If you’re not connected with other freelancers, it’s easy to think that everybody else but you is breezing by, getting great assignments and clients and you’re left behind. I didn’t get how big a deal this was until I started following fitness accounts on Instagram. Don’t get me wrong…the Black women I follow there all have amazing dedication and put in a lot of work.
After a while though, my inspiration shifted and I noticed I started feeling…disconnected and even inferior. I started looking at people’s year 10 and comparing it to my year 2. I started ignoring genetics, and health, and background, and started losing perspective on my fitness journey.
Remember that your freelance journey is your own, but that connecting with other freelancers who are open and honest about what it takes to get them where they are is crucial to putting the rejection you do receive into perspective.
Here are a couple of my favorite people who talk openly about their lives as freelancers (If you know anybody else, feel free to add suggestions in the comments!)
Maintain a Client/Publication Profile
As you try different things as a freelancer, you’ll start to get a feel for exactly who it is you want to work with.
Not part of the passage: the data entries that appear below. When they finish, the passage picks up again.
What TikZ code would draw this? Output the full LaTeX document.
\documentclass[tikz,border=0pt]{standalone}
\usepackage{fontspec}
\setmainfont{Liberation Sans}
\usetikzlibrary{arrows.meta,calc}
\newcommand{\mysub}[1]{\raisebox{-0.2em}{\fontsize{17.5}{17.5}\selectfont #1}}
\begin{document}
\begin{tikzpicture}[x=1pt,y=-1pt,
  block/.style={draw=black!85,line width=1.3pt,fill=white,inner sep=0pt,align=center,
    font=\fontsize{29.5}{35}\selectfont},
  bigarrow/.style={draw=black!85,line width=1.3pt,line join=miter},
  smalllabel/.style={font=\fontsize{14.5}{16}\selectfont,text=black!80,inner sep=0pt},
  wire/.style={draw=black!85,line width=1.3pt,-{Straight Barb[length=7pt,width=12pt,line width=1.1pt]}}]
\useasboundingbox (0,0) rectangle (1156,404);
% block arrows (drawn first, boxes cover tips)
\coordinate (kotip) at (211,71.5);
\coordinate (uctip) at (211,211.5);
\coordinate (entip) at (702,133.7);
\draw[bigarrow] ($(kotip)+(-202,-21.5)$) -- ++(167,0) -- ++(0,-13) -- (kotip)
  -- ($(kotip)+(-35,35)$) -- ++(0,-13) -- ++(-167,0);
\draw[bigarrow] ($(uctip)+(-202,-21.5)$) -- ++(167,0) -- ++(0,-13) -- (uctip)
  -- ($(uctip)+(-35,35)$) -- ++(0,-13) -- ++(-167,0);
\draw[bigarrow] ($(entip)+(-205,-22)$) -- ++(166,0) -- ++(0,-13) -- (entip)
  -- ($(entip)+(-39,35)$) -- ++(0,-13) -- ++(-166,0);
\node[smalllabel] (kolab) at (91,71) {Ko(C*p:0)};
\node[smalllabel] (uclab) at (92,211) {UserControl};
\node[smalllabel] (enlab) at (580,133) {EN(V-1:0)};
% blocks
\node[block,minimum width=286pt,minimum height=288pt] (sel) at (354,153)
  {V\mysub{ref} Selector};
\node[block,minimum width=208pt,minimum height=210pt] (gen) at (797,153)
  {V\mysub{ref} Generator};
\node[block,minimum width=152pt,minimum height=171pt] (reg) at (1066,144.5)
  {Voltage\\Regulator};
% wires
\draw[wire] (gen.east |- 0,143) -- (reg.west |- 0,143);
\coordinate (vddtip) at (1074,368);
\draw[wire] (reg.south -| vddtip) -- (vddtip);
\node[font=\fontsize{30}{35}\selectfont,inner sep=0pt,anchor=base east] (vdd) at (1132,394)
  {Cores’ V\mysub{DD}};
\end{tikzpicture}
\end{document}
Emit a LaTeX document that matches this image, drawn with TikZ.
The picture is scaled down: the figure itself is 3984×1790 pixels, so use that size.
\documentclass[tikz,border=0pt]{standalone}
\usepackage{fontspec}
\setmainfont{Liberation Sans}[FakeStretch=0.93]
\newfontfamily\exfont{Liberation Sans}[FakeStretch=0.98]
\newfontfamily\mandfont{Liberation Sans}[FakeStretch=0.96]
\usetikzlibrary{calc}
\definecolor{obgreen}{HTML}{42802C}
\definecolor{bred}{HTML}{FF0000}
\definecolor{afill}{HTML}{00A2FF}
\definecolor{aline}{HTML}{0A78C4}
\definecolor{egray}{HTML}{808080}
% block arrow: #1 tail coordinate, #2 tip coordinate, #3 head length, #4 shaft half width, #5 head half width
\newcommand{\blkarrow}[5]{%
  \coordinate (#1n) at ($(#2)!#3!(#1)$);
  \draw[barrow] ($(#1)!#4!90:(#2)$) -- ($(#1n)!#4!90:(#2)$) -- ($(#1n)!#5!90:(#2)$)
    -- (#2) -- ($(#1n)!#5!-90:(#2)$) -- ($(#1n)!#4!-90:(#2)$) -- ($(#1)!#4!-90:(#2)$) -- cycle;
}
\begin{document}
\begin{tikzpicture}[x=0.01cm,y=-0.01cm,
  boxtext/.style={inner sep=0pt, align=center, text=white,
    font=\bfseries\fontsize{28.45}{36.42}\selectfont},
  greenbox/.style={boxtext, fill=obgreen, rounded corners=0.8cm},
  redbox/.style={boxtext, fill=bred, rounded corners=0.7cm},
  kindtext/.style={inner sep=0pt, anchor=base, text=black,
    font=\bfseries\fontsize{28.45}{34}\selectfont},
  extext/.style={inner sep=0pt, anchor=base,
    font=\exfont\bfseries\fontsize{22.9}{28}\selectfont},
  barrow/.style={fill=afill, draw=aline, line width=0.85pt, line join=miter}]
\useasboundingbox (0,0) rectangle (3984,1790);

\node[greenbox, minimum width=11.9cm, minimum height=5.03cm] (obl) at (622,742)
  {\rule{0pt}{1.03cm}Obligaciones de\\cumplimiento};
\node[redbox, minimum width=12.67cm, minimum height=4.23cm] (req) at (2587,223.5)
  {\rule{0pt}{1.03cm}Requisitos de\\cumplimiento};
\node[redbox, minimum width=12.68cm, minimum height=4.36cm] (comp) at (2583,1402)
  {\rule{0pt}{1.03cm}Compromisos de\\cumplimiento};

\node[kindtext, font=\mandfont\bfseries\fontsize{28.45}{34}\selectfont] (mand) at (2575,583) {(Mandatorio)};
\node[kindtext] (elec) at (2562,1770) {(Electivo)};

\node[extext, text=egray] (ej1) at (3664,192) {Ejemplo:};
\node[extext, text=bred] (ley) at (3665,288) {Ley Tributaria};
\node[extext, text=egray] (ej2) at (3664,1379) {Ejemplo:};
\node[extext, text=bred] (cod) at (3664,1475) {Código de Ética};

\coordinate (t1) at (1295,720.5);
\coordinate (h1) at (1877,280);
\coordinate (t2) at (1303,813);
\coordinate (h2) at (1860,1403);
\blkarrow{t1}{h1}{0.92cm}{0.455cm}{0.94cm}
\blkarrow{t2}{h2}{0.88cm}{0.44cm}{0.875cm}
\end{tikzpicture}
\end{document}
As you refine that, your pitches, portfolio, and services will better align with specific niche problems. The better aligned you are, the fewer rejections you’ll receive.
As you begin to chip away and understand who it is you work best with as a freelancer, write it down. Describe the kind of client you want…size, culture, pay, industry, personality…keep a list of it all and adjust it as you grow. An added bonus of knowing who you’re looking for helps to cement the act of rejection as information that feeds your ideal client profile (as well as your marketing strategy), and that’s always a good thing.
Remember…one email, one client, one published article doesn’t make your freelance career. You’re working to build a collection of focused freelance assignments that fit, so rejection is one of the best things that can happen to you.